Despite some of the criticisms, Helms said AOC was tasked with spreading an extra $2.5 million across 40 circuit courts and 67 counties. He said the allocation wasn’t “given to us just for Mobile County” or other counties that have been under duress from budget cuts.

However, Helms did note the state has done some things to help Mobile County. While it’s the state’s busiest docket, the 13th Circuit in Mobile is the only one with a court attendant, a law clerk or legal research assistants funded by AOC.

“There’s about 18 in Mobile, and we fund the salaries of nine of those positions,” he said.

He also noted that when strictly looking at state funding, the Mobile County Circuit Clerk’s office is funded for 67 percent of the staff it should ideally have. Other counties, such as Montgomery and Jefferson, are staffed at 55 percent and 57 percent, respectively. But both of those circuits receive supplements from their local county commissions.

One thing McCorquodale, Helms and Presiding Circuit Judge John Lockett seem to agree on, though, is that courts generate a lot of money from local fines, filing fees and other expenses absorbed by those using Alabama’s criminal and civil courts. The problem for the courts is that they often send out more of that money than they get to keep.

According to a study by the Public Affairs Research Council of Alabama, local courts and the AOC collected $166 million in 2011, but more than 40 percent of that went to agencies or activities other than the courts. Some of those dollars go toward things related to the justice system, like indigent defense, prosecutors, jails and local funds available to the court. But others fund things that have nothing to do with criminal justice, like county general funds, state museums and parks.

“There is a notion that you pay all these court costs and they help fund the courts, but that’s just not true,” Helms said. “The vast majority of court costs, fees and fines go to all these other entities that aren’t court related. What has happened, quite frankly, is over the years when these entities have needed funding, the state has increased court costs.”

For instance, Mobile County courts were hoping for an additional $800,000 to keep basic operations adequately funded this year and didn’t get it. Yet, according to data collected by the circuit clerk’s office, the same courts disbursed more than $7 million to non-court functions in 2016 from court fines and fees collected locally. Data shows $4.5 million went to the state general fund, $52,000 went to conservation efforts and nearly $20,000 went to America Village, a “history and civics education center” in central Alabama. More data on recent disbursements made by local courts is available at lagniappemobile.com.

Lockett has been sounding the alarm about an impending “crisis” in the local court system since the fall of 2017, but even with millions passing through local coffers, neither he nor Helms think courts should be generating the funds they need to keep their operations afloat locally.
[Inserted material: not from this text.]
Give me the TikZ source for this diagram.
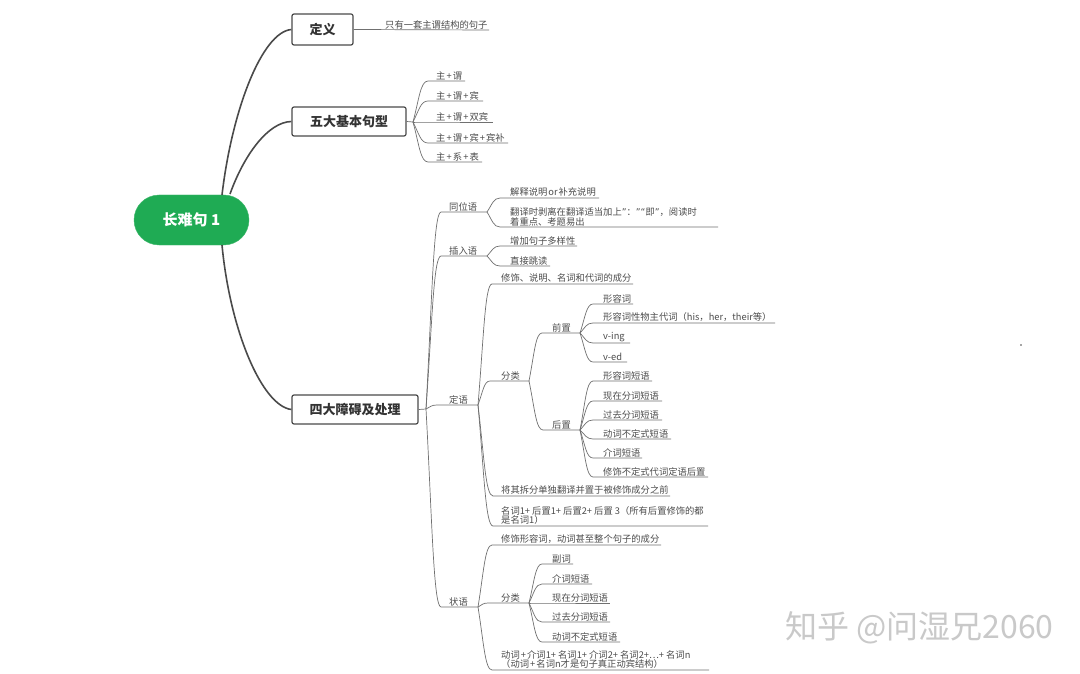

Helms said “it’s not a good way to fund the courts” and Lockett said adequate court funding “should be an obligation under the general fund of Alabama.”

“What Alabama has done is try to fund court operations with court costs, which is just an absolutely horrible way to do business,” Lockett said. “You get to the point where the judge begins to develop, at least indirectly, a financial interest in cases, which they should never have.”

Lockett also noted, when court fees are raised to a certain amount, they can also prevent some people from accessing the court system altogether.